José Bonaparte, José I de España, fue un hombre sin suerte que intentó hace 200 años traer aquí la Ilustración, la Razón y la Inteligencia. Le salió el tiro por la culata al pobre. No le hizo caso su hermano Napoleón en cuestiones estratégicas elementales. Le desobedeció el sanguinario general Murat. El pueblo de Madrid, a sabiendas de que era abstemio, le apodó Pepe Botella. Y para colmo, la geografía universal lo menciona como un golfo, el golfo de José Bonaparte, ensenada del océano Índico en la costa australiana. Podían haber dado su nombre a una cordillera, a un mar, a un río, a un estrecho incluso. Pero no, los mapas lo designan como un golfo, prueba de que los cartógrafos también son insidiosos: el hermano del emperador era un varón de costumbres morigeradas.
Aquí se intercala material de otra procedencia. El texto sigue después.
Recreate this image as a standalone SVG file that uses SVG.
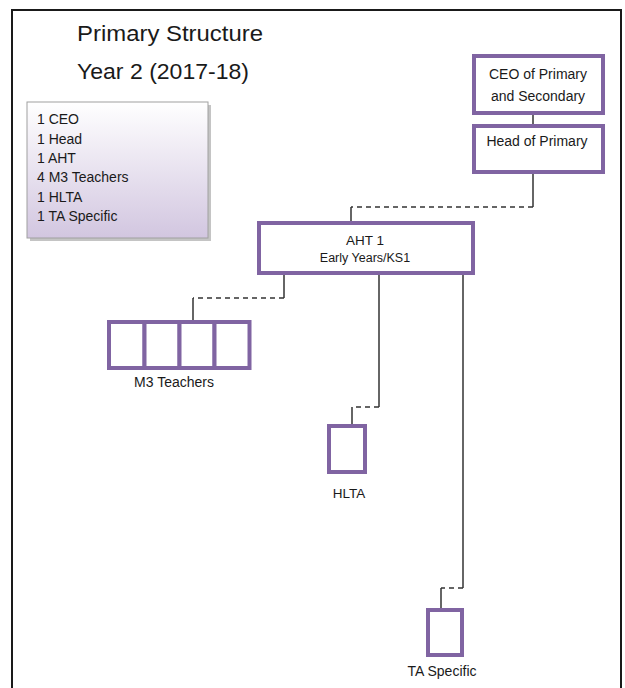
<svg xmlns="http://www.w3.org/2000/svg" width="625" height="688" viewBox="0 0 625 688">
<defs>
<linearGradient id="lg" x1="0" y1="0" x2="0" y2="1">
<stop offset="0" stop-color="#ffffff"/>
<stop offset="1" stop-color="#d2c6e0"/>
</linearGradient>
<style>
.t{font-family:"Liberation Sans",Arial,sans-serif;fill:#1a1a1a}
.box{fill:#ffffff;stroke:#8064a2;stroke-width:4}
.c{fill:none;stroke:#333333;stroke-width:1.5}
.d{fill:none;stroke:#333333;stroke-width:1.5;stroke-dasharray:5,4}
</style>
</defs>
<rect x="0" y="0" width="625" height="688" fill="#ffffff"/>
<rect x="12" y="10" width="609" height="690" fill="#ffffff" stroke="#1a1a1a" stroke-width="2"/>
<g id="title">
<text class="t" x="77" y="41" font-size="22" textLength="186" lengthAdjust="spacingAndGlyphs">Primary Structure</text>
<text class="t" x="77" y="79" font-size="22" textLength="172" lengthAdjust="spacingAndGlyphs">Year 2 (2017-18)</text>
</g>
<g id="legend">
<rect x="30" y="105" width="181" height="136" fill="#c4c4c4"/>
<rect x="27" y="102" width="181" height="136" fill="url(#lg)" stroke="#a0a0a0" stroke-width="1"/>
<text class="t" font-size="14" x="37">
<tspan x="37" y="124">1 CEO</tspan>
<tspan x="37" y="144">1 Head</tspan>
<tspan x="37" y="163">1 AHT</tspan>
<tspan x="37" y="182">4 M3 Teachers</tspan>
<tspan x="37" y="202">1 HLTA</tspan>
<tspan x="37" y="221">1 TA Specific</tspan>
</text>
</g>
<g id="connectors">
<line class="c" x1="533" y1="114" x2="533" y2="125"/>
<polyline class="c" points="533,172 533,207"/>
<line class="d" x1="533" y1="207" x2="351" y2="207"/>
<polyline class="c" points="351,207 351,222"/>
<polyline class="c" points="284,273 284,298"/>
<line class="d" x1="284" y1="298" x2="193" y2="298"/>
<polyline class="c" points="193,298 193,322"/>
<polyline class="c" points="379,273 379,407"/>
<line class="d" x1="379" y1="407" x2="352" y2="407"/>
<polyline class="c" points="352,407 352,426"/>
<polyline class="c" points="463,273 463,588"/>
<line class="d" x1="463" y1="588" x2="441" y2="588"/>
<polyline class="c" points="441,588 441,610"/>
</g>
<g id="ceo">
<rect class="box" x="474" y="56" width="129" height="57"/>
<text class="t" font-size="14" text-anchor="middle" x="538" y="79">CEO of Primary</text>
<text class="t" font-size="14" text-anchor="middle" x="538" y="101">and Secondary</text>
</g>
<g id="head">
<rect class="box" x="474" y="126" width="129" height="46"/>
<text class="t" font-size="14" text-anchor="middle" x="537" y="146">Head of Primary</text>
</g>
<g id="aht">
<rect class="box" x="259" y="223" width="214" height="50"/>
<text class="t" font-size="13.5" text-anchor="middle" x="365" y="245">AHT 1</text>
<text class="t" font-size="12.5" text-anchor="middle" x="365" y="262">Early Years/KS1</text>
</g>
<g id="teachers">
<rect class="box" x="109" y="322" width="35.5" height="46"/>
<rect class="box" x="144.5" y="322" width="35" height="46"/>
<rect class="box" x="179.5" y="322" width="35" height="46"/>
<rect class="box" x="214.5" y="322" width="35" height="46"/>
<text class="t" font-size="14" text-anchor="middle" x="174" y="387">M3 Teachers</text>
</g>
<g id="hlta">
<rect class="box" x="329" y="426" width="36" height="46"/>
<text class="t" font-size="13.5" text-anchor="middle" x="349" y="498">HLTA</text>
</g>
<g id="ta">
<rect class="box" x="428" y="610" width="34" height="45"/>
<text class="t" font-size="14" text-anchor="middle" x="442" y="676">TA Specific</text>
</g>
</svg>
Se conmemora estos días por todo lo alto, y con toda justicia, a los héroes del Dos de Mayo. Pero hubo muchos más héroes que los oficiales. España estaba siendo maltratada por Carlos IV y por su hijo, ambos impresentables. Era la ocasión para librarse de ellos y de todos los suyos. Los afrancesados eran ciudadanos razonables que no podían soportar más tanta indecencia política e intelectual. Tuvieron que sufrir lo que no está escrito. Años más tarde, cuando volvió el nefasto Fernando VII, muchos tuvieron que esconderse o huir a Francia (Goya, por ejemplo) con la amargura de comprobar que volvía el zorro a cuidar del corral hispano. No sabemos lo que hubiera pasado si José I se hubiera mantenido largos años en el poder. Lo que sí sabemos es que Fernando VII convirtió al XIX en uno de los siglos más tristes y azarosos de nuestra historia.

El siglo XX sí que fue afrancesado: un Franco nos estuvo tocando las narices 40 años. La historia está como una cabra. Desde el más allá, o desde donde sea, José Bonaparte intenta que no se le note la risa estoica.